Acusé recibo de casi todas las reseñas y en la medida de lo posible hice llegar a cada crítico un ejemplar agradeciendo sus deferencias, incluso a los que habían hecho, a mi juicio, reseñas poco comedidas. Después de todo, y eso los años lo han dejado en claro, no se escribe pensando en un lector pero sí en el lector, en abstracto.
De esa edición han pasado diez años. Tengo 25 años de no ver a Amalia Branco y estoy revisando, para una nueva edición aumentada, el Querido Borges. La calima ha traído viento y lluvia hasta este ventanal del Miralto y casi llego al final de la revisión del que será el último borrador de la nueva edición. Dejo que el mesero sirva más vino en la copa mientras sigo leyendo y un cigarrillo se consume impávido en el borde del cenicero.

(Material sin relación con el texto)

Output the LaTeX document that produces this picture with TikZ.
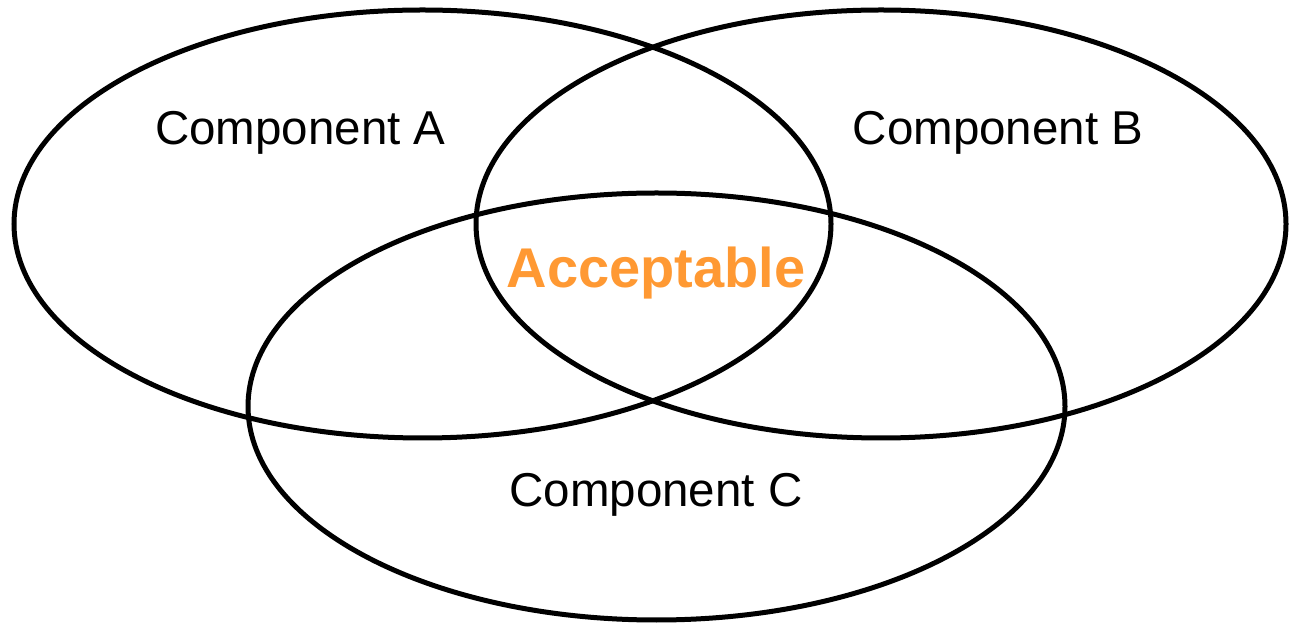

De la vida, vuelvo entonces a pensarlo, recordamos solo momentos; acaso palabras, la posibilidad de otra realidad; “Una réplica de la vida”. Una réplica que se desdobla, que va y viene y nos devora impía para escupirnos infelices y contrahechos en esta y en otra realidad.
En una de las cuartillas que hacen las veces de lo que serán las hojas de guarda, escribo: Para Amalia Branco, 1960-2015. Cierro la carpeta donde guardo el borrador que mañana le entrego a la editorial y pido la cuenta. Veo escurrir en el ventanal dos lagrimones. Como una daga eléctrica un relámpago lejano se clava en el horizonte. Truena. El ventanal se estremece.
El mesero pide que digite la firma electrónica en la terminal que ha traído a la mesa. Un pago virtual se evidencia en la realidad del comprobante impreso. Lo doblo y lo meto en la cartera junto con la tarjeta.
Desciendo en el elevador hasta el estacionamiento de la plaza para buscar el auto. Al encenderlo se enciende también el reproductor musical… Fly me to the moon and/Let me play among the stars/Let me see what spring is like/On Jupiter and Mars/In other words, hold my hand…
Avanzo a la salida del estacionamiento, desdoblado y no, feliz y no, entre dos realidades. En una de las dos Tito Riquelme sigue cantando boleros en El Yate y otra Corina cruza entre las mesas con un cigarrillo entre los dedos. En la otra, aun gobierna el recuerdo de Amalia Branco cuando llego a casa y enciendo la luz del pasillo que lleva al estudio y a la mesa en que escribo para dejar ahí la carpeta. Apago la luz y a oscuras, acerco al fuego del encendedor el primer cigarrillo del insomnio.